The resistance, whether to the surface of a screw, or of a paddle-board, or of the blade of an oar, or any other propelling body, offered by the fluid against which it acts, is of course not perfect, and there is a certain amount of yielding, commonly called the slip, of the paddlewheel; the amount thus slipped causes a considerable waste of power, inasmuch as the full power of the engine is expended through the entire space passed over by the paddles or other propelling surface, while the useful effect produced is only equal to the same power expended over the space through which the vessel passes: this loss frequently amounts to one-quarter, and even one-third, of the whole power employed. To investigate theoretically the amount of slip due to any given form and quantity of surface, involves much more complicated calculations than have generally been applied, and would indeed require data which we hardly possess; but fortunately we have had the means of making experiments, the results of which enable us to determine the comparative slip of the paddle and of the screw, with sufficient accuracy for all practical purposes.
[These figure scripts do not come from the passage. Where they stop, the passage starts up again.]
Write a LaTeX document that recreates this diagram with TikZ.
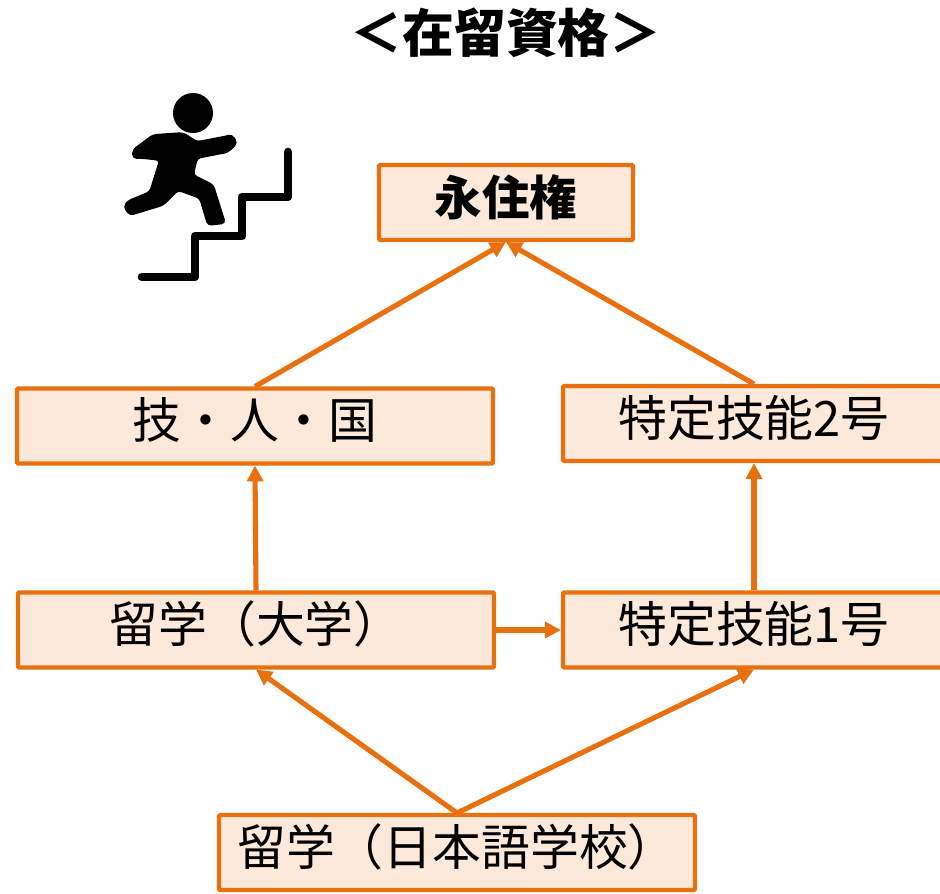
\documentclass[tikz,border=0pt]{standalone}
\usepackage{fontspec}
\setmainfont{Noto Sans CJK JP}
\usetikzlibrary{shapes,arrows.meta}
\definecolor{statusline}{RGB}{232,112,14}
\definecolor{statusfill}{RGB}{253,233,218}
\tikzstyle{block} = [rectangle, draw=statusline, fill=statusfill, line width=2.3pt,
    text centered, rounded corners=0.6pt, minimum height=75*0.02cm, inner sep=0pt,
    text height=24pt, text depth=9.6pt, font=\fontsize{27.8}{32}\selectfont]
\tikzstyle{line} = [draw=statusline, line width=2.9pt, -{Triangle[length=9pt,width=9pt]}]
\tikzstyle{stair} = [draw=black, line width=5pt, line cap=round, line join=round]
\tikzstyle{runner} = [draw=black, fill=black, line width=1pt, rounded corners=2pt]

\begin{document}
\begin{tikzpicture}[x=0.02cm, y=-0.02cm]
\useasboundingbox (0,0) rectangle (940,893);

\node (title) at (506,33) {\fontsize{29.5}{36}\selectfont\bfseries ＜在留資格＞};

% status boxes
\node [block, minimum width=254*0.02cm] (perm) at (506,202.5) {\fontsize{27}{32}\selectfont\bfseries 永住権};
\node [block, minimum width=476*0.02cm] (gijin) at (255,426) {技・人・国};
\node [block, minimum width=382*0.02cm] (tok2) at (754,423.5) {特定技能2号};
\node [block, minimum width=476*0.02cm] (daigaku) at (256,630) {留学（大学）};
\node [block, minimum width=382*0.02cm] (tok1) at (754,630) {特定技能1号};
\node [block, minimum width=476*0.02cm] (nihongo) at (457,852.5) {留学（日本語学校）};

\path [line] (gijin.north) -- (perm.south);
\path [line] (tok2.north) -- (perm.south);
\path [line] (daigaku.north) -- (gijin.south);
\path [line] (tok1.north) -- (tok2.south);
\path [line] (daigaku.east) -- (tok1.west);
\path [line] (nihongo.north) -- (daigaku.south);
\path [line] (nihongo.north) -- (tok1.south);

% runner on the stairs
\fill [black] (193,113) circle (20);
\draw [runner] (133,158) -- (133,150) -- (153,135) -- (183,133) -- (197,142) -- (223,137)
    -- (232,135) -- (237,143) -- (228,152) -- (197,158) -- (193,175) -- (213,185) -- (225,223)
    -- (208,225) -- (200,198) -- (178,190) -- (163,205) -- (130,215) -- (124,207) -- (128,201)
    -- (150,192) -- (160,160) -- (143,158) -- cycle;
\draw [stair] (142,277) -- (195,277) -- (195,236) -- (242,236) -- (242,197) -- (288,197) -- (288,152);
\end{tikzpicture}
\end{document}
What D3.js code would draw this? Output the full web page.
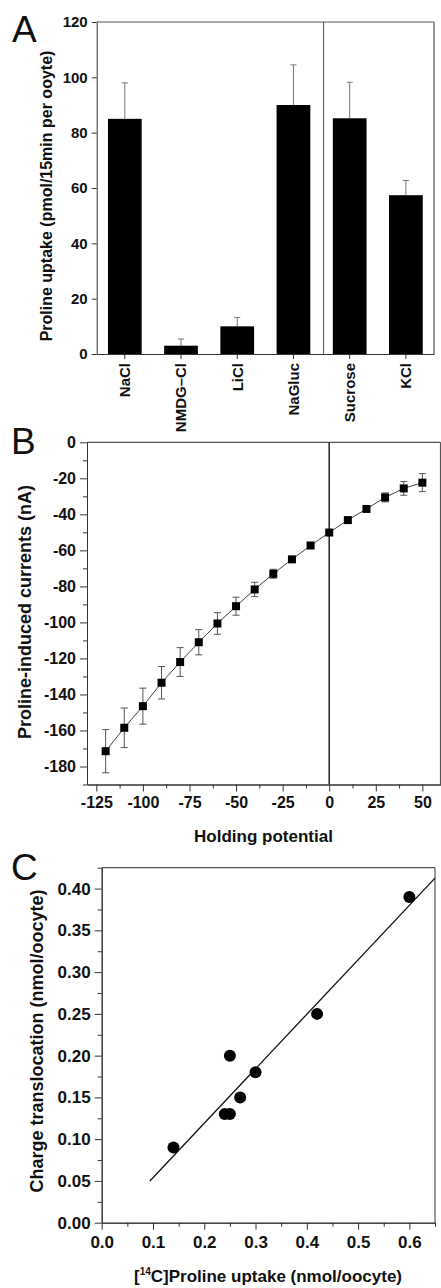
<!DOCTYPE html>
<html>
<head>
<meta charset="utf-8">
<script src="https://cdn.jsdelivr.net/npm/d3@7"></script>
<style>
  body { margin: 0; background: #fff; }
  svg { display: block; font-family: "Liberation Sans", Arial, sans-serif; }
  .axis path, .axis line { stroke: #333; }
  .lab { font-weight: bold; fill: #111; }
  .letter { font-size: 37px; fill: #111; }
</style>
</head>
<body>
<svg width="441" height="1288"></svg>
<script>
// ---- panel A: proline uptake in different buffers
var salts = ["NaCl", "NMDG–Cl", "LiCl", "NaGluc", "Sucrose", "KCl"];
var uptake = [85, 3, 10, 90, 85.2, 57.4];
var uptakeErr = [13, 2.4, 3.2, 14.5, 13, 5.3];
var uptakeTicks = [0, 20, 40, 60, 80, 100, 120];

// ---- panel B: I-V relation
var potential = [-120, -110, -100, -90, -80, -70, -60, -50, -40, -30, -20, -10, 0, 10, 20, 30, 40, 50];
var current = [-171.5, -158.5, -146.5, -133.5, -122, -111, -100.6, -91, -81.7, -73, -65, -57.3, -50.1, -43.2, -37, -30.6, -25.6, -22.4];
var currentErr = [12, 11, 10, 9, 8, 7, 6, 5, 4, 2.5, 1.5, 1, 1, 1, 1, 2.5, 3.8, 5];
var potTicks = [-125, -100, -75, -50, -25, 0, 25, 50];
var potMinor = [-112.5, -87.5, -62.5, -37.5, -12.5, 12.5, 37.5];
var curTicks = [-180, -160, -140, -120, -100, -80, -60, -40, -20, 0];
var curMinor = [-190, -170, -150, -130, -110, -90, -70, -50, -30, -10];

// ---- panel C: charge vs uptake
var prolineUptake = [0.14, 0.24, 0.25, 0.25, 0.27, 0.30, 0.42, 0.60];
var chargeMoved = [0.09, 0.13, 0.13, 0.20, 0.15, 0.18, 0.25, 0.39];
var fitSlope = 0.652, fitIntercept = -0.0113, fitFrom = 0.094, fitTo = 0.65;
var uptTicks = [0, 0.1, 0.2, 0.3, 0.4, 0.5, 0.6];
var uptMinor = [0.05, 0.15, 0.25, 0.35, 0.45, 0.55, 0.65];
var chgTicks = [0, 0.05, 0.1, 0.15, 0.2, 0.25, 0.3, 0.35, 0.4];
var chgMinor = [0.025, 0.075, 0.125, 0.175, 0.225, 0.275, 0.325, 0.375, 0.425];

var svg = d3.select("svg");
var FONT = '"Liberation Sans", Arial, sans-serif';

function frame(g, x0, x1, y0, y1) {
    g.append("line").attr("x1", x0).attr("x2", x1).attr("y1", y0).attr("y2", y0)
        .attr("stroke", "#555").attr("stroke-width", 1.2);
    g.append("line").attr("x1", x1).attr("x2", x1).attr("y1", y0).attr("y2", y1)
        .attr("stroke", "#555").attr("stroke-width", 1.2);
}

function tickText(size) {
    return function(g) {
        g.selectAll("text").style("font-family", FONT).style("font-weight", "bold")
            .style("font-size", size + "px").attr("fill", "#111");
    };
}

// ================= A
var gA = svg.append("g");
var xA = d3.scaleBand().domain(salts).range([96.7, 434]).paddingInner(0.4).paddingOuter(0.2);
var yA = d3.scaleLinear().domain([0, 120]).range([354, 22]);

frame(gA, 96.7, 434, 22, 354);
// divider between Na-containing and other buffers
var divX = (xA("NaGluc") + xA.bandwidth() + xA("Sucrose")) / 2 + 2;
gA.append("line").attr("x1", divX).attr("x2", divX).attr("y1", 22).attr("y2", 354)
    .attr("stroke", "#666").attr("stroke-width", 1.2);

gA.selectAll("line.err").data(salts).join("line").attr("class", "err")
    .attr("x1", d => xA(d) + xA.bandwidth() / 2).attr("x2", d => xA(d) + xA.bandwidth() / 2)
    .attr("y1", (d, i) => yA(uptake[i])).attr("y2", (d, i) => yA(uptake[i] + uptakeErr[i]))
    .attr("stroke", "#777").attr("stroke-width", 1);
gA.selectAll("line.cap").data(salts).join("line").attr("class", "cap")
    .attr("x1", d => xA(d) + xA.bandwidth() / 2 - 3).attr("x2", d => xA(d) + xA.bandwidth() / 2 + 3)
    .attr("y1", (d, i) => yA(uptake[i] + uptakeErr[i])).attr("y2", (d, i) => yA(uptake[i] + uptakeErr[i]))
    .attr("stroke", "#777").attr("stroke-width", 1);
gA.selectAll("rect").data(salts).join("rect")
    .attr("x", d => xA(d)).attr("width", xA.bandwidth())
    .attr("y", (d, i) => yA(uptake[i])).attr("height", (d, i) => yA(0) - yA(uptake[i]))
    .attr("fill", "#000");

gA.append("g").attr("class", "axis").attr("transform", "translate(96.7,0)")
    .call(d3.axisLeft(yA).tickValues(uptakeTicks).tickSize(5).tickSizeOuter(0).tickPadding(4))
    .call(tickText(15));
gA.append("g").attr("class", "axis").attr("transform", "translate(0,354)")
    .call(d3.axisBottom(xA).tickSize(5).tickSizeOuter(0))
    .call(tickText(15))
    .call(g => g.selectAll("text")
        .attr("transform", "rotate(-90)").attr("x", -9).attr("y", 0).attr("dy", "0.36em")
        .style("text-anchor", "end"));
gA.append("text").attr("class", "lab").attr("transform", "translate(52,196) rotate(-90)")
    .attr("text-anchor", "middle").style("font-size", "16px")
    .text("Proline uptake (pmol/15min per ooyte)");
gA.append("text").attr("class", "letter").attr("x", 12).attr("y", 42).text("A");

// ================= B
var gB = svg.append("g");
var xB = d3.scaleLinear().domain([-130, 60]).range([87, 441]);
var yB = d3.scaleLinear().domain([-190, 0]).range([784.5, 442.3]);

frame(gB, 87, 440.5, 442.3, 784.5);
gB.append("line").attr("x1", xB(0)).attr("x2", xB(0)).attr("y1", yB(0)).attr("y2", yB(-190))
    .attr("stroke", "#222").attr("stroke-width", 1.5);

gB.append("g").attr("class", "axis").attr("transform", "translate(87,0)")
    .call(d3.axisLeft(yB).tickValues(curMinor).tickSize(4).tickSizeOuter(0).tickFormat(""));
gB.append("g").attr("class", "axis").attr("transform", "translate(87,0)")
    .call(d3.axisLeft(yB).tickValues(curTicks).tickSize(7).tickSizeOuter(0).tickPadding(4).tickFormat(d => String(d)))
    .call(tickText(16));
gB.append("g").attr("class", "axis").attr("transform", "translate(0,784.5)")
    .call(d3.axisBottom(xB).tickValues(potMinor).tickSize(4).tickSizeOuter(0).tickFormat(""));
gB.append("g").attr("class", "axis").attr("transform", "translate(0,784.5)")
    .call(d3.axisBottom(xB).tickValues(potTicks).tickSize(7).tickSizeOuter(0).tickPadding(5).tickFormat(d => String(d)))
    .call(tickText(16));

gB.append("path").datum(potential)
    .attr("d", d3.line().x(d => xB(d)).y((d, i) => yB(current[i])))
    .attr("fill", "none").attr("stroke", "#444").attr("stroke-width", 1);
var eb = gB.selectAll("g.eb").data(potential).join("g").attr("class", "eb");
eb.append("line").attr("x1", d => xB(d)).attr("x2", d => xB(d))
    .attr("y1", (d, i) => yB(current[i] - currentErr[i])).attr("y2", (d, i) => yB(current[i] + currentErr[i]))
    .attr("stroke", "#555").attr("stroke-width", 1);
eb.append("line").attr("x1", d => xB(d) - 3.5).attr("x2", d => xB(d) + 3.5)
    .attr("y1", (d, i) => yB(current[i] + currentErr[i])).attr("y2", (d, i) => yB(current[i] + currentErr[i]))
    .attr("stroke", "#555").attr("stroke-width", 1);
eb.append("line").attr("x1", d => xB(d) - 3.5).attr("x2", d => xB(d) + 3.5)
    .attr("y1", (d, i) => yB(current[i] - currentErr[i])).attr("y2", (d, i) => yB(current[i] - currentErr[i]))
    .attr("stroke", "#555").attr("stroke-width", 1);
eb.append("rect").attr("x", d => xB(d) - 4).attr("y", (d, i) => yB(current[i]) - 4)
    .attr("width", 8).attr("height", 8).attr("fill", "#000");

gB.append("text").attr("class", "lab").attr("transform", "translate(31,612) rotate(-90)")
    .attr("text-anchor", "middle").style("font-size", "18px")
    .text("Proline-induced currents (nA)");
gB.append("text").attr("class", "lab").attr("x", 263.5).attr("y", 842)
    .attr("text-anchor", "middle").style("font-size", "17px").text("Holding potential");
gB.append("text").attr("class", "letter").attr("x", 11).attr("y", 454).text("B");

// ================= C
var gC = svg.append("g");
var xC = d3.scaleLinear().domain([0, 0.65]).range([101.7, 435]);
var yC = d3.scaleLinear().domain([0, 0.425]).range([1222.7, 867.7]);

frame(gC, 101.7, 435, 867.7, 1222.7);
gC.append("g").attr("class", "axis").attr("transform", "translate(101.7,0)")
    .call(d3.axisLeft(yC).tickValues(chgMinor).tickSize(4).tickSizeOuter(0).tickFormat(""));
gC.append("g").attr("class", "axis").attr("transform", "translate(101.7,0)")
    .call(d3.axisLeft(yC).tickValues(chgTicks).tickSize(7).tickSizeOuter(0).tickPadding(4).tickFormat(d3.format(".2f")))
    .call(tickText(17));
gC.append("g").attr("class", "axis").attr("transform", "translate(0,1222.7)")
    .call(d3.axisBottom(xC).tickValues(uptMinor).tickSize(4).tickSizeOuter(0).tickFormat(""));
gC.append("g").attr("class", "axis").attr("transform", "translate(0,1222.7)")
    .call(d3.axisBottom(xC).tickValues(uptTicks).tickSize(7).tickSizeOuter(0).tickPadding(6).tickFormat(d3.format(".1f")))
    .call(tickText(17));

gC.append("line")
    .attr("x1", xC(fitFrom)).attr("y1", yC(fitSlope * fitFrom + fitIntercept))
    .attr("x2", xC(fitTo)).attr("y2", yC(fitSlope * fitTo + fitIntercept))
    .attr("stroke", "#111").attr("stroke-width", 1.3);
gC.selectAll("circle").data(prolineUptake).join("circle")
    .attr("cx", d => xC(d)).attr("cy", (d, i) => yC(chargeMoved[i])).attr("r", 6)
    .attr("fill", "#000");

gC.append("text").attr("class", "lab").attr("transform", "translate(43,1041) rotate(-90)")
    .attr("text-anchor", "middle").style("font-size", "18px")
    .text("Charge translocation (nmol/oocyte)");
var xl = gC.append("text").attr("class", "lab").attr("x", 268).attr("y", 1282)
    .attr("text-anchor", "middle").style("font-size", "17px");
xl.append("tspan").text("[");
xl.append("tspan").attr("dy", -7).style("font-size", "10px").text("14");
xl.append("tspan").attr("dy", 7).text("C]Proline uptake (nmol/oocyte)");
gC.append("text").attr("class", "letter").attr("x", 11).attr("y", 880).text("C");
</script>
</body>
</html>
The screw in use on board the ‘Archimedes’ is 5 feet 9 inches diameter, with a pitch of 8 feet—that is to say, in making one revolution the thread of the screw advances 8 feet; the area of the screw, considered as a disc of the same diameter, or the extent of the surface of water which is acted upon in the direction of the axis of the vessel, is therefore about 26 feet, without deducting the section of the shaft-bearing, &c. The midship section of the vessel when I experimented upon her was, according to Mr. Patterson’s estimate, 122 feet; the ratio of the resisting surface to the midship section being therefore as 1 to 4·7, which is a small proportion; and the form of the vessel is by no means peculiarly good as a steamboat. This proportion of propelling surface to midship section is much smaller—that is, the area of the screw is much less in proportion to the size of the vessel than is the area of paddle-boards immersed in steamboats generally.
The average paddle-board immersed and really effective is rather difficult to estimate, as allowances must be made for the disturbance of the water, when the wheel is in motion; but this average in the ‘Great Western’ measured perpendicularly—that is, allowing for the obliquity of the paddle—cannot be less than 180 to 200 feet, say only 180, while the midship section averages about 462 feet; the surface of paddle is therefore about 1/2·56 of the midship section.
I will now give the comparative effects of these different propelling surfaces in these two cases.
I have made very accurate experiments upon the comparative rate of the ‘Archimedes,’ and of the space passed through by the screw, and was enabled to determine this ratio with great certainty.
The average of a number of trials gave the following results:
Rate of ship, 50,867 feet per hour, or about 8⅓ knots.